* BEGIN *

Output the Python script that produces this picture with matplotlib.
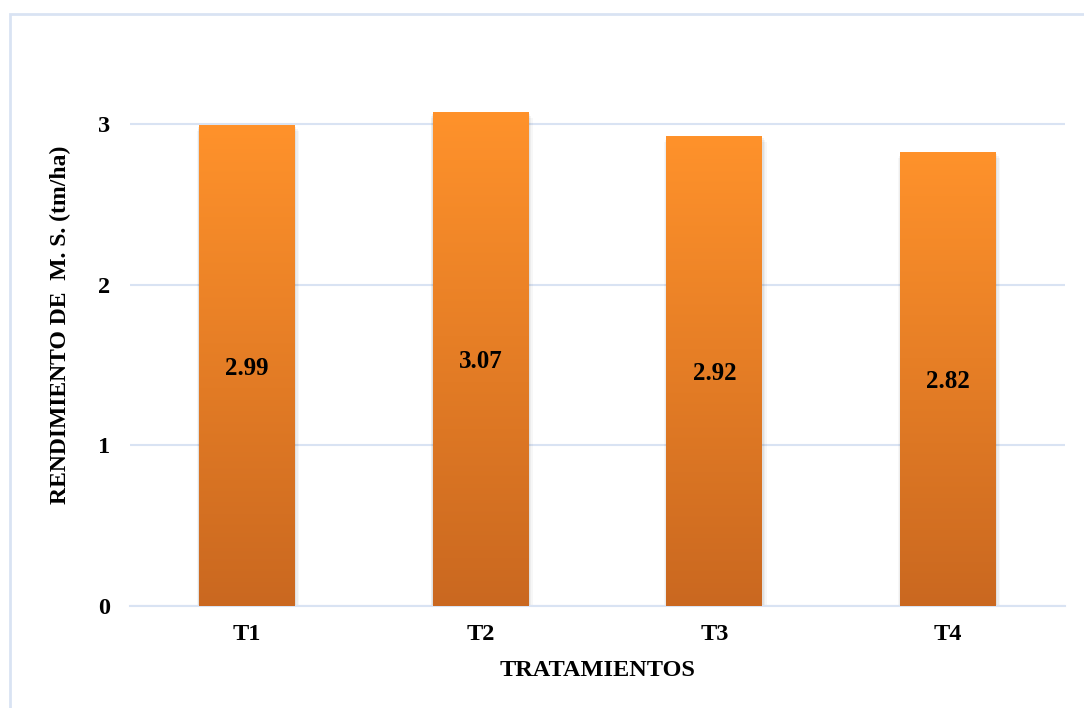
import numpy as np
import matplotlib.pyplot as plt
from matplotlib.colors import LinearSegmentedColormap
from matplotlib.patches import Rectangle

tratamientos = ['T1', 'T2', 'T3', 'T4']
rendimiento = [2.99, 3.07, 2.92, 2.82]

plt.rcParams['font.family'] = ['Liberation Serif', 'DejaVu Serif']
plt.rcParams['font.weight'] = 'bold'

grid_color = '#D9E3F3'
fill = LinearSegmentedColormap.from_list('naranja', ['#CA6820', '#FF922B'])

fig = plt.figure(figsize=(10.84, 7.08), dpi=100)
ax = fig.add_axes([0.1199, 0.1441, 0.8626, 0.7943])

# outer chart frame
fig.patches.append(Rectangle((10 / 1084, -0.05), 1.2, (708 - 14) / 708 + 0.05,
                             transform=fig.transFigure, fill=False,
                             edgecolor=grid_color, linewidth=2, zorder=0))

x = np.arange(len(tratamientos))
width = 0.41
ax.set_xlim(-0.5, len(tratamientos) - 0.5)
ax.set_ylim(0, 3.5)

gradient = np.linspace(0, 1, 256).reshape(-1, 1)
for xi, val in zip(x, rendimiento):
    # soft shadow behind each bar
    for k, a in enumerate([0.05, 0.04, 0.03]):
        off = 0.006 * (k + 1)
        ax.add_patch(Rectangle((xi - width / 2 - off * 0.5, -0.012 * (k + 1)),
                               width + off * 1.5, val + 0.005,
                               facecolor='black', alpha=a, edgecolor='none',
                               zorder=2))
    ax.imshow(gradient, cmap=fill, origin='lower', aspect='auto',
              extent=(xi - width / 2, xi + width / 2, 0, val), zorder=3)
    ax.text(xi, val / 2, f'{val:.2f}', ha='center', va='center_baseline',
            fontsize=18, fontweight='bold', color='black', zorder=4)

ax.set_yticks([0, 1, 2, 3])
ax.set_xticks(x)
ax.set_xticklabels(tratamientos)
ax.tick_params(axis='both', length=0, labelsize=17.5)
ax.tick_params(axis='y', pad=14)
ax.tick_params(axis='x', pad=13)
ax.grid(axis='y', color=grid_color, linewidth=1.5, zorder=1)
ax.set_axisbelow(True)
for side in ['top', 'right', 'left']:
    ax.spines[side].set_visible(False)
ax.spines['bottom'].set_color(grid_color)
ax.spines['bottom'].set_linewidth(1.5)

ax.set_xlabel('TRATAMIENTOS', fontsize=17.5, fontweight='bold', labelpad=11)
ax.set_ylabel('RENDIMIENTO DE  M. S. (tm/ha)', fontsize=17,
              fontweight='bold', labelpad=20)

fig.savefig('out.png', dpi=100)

* END *

» **WRITTEN EXERCISE**
Could the lines from the top of the material through the line with "rendimiento = [2.99, 3.07, 2.92, 2.82]" be repeated exactly, pictures left out?

» **CORRECT OUTPUT**
Output the Python script that produces this picture with matplotlib.
import numpy as np
import matplotlib.pyplot as plt
from matplotlib.colors import LinearSegmentedColormap
from matplotlib.patches import Rectangle

tratamientos = ['T1', 'T2', 'T3', 'T4']
rendimiento = [2.99, 3.07, 2.92, 2.82]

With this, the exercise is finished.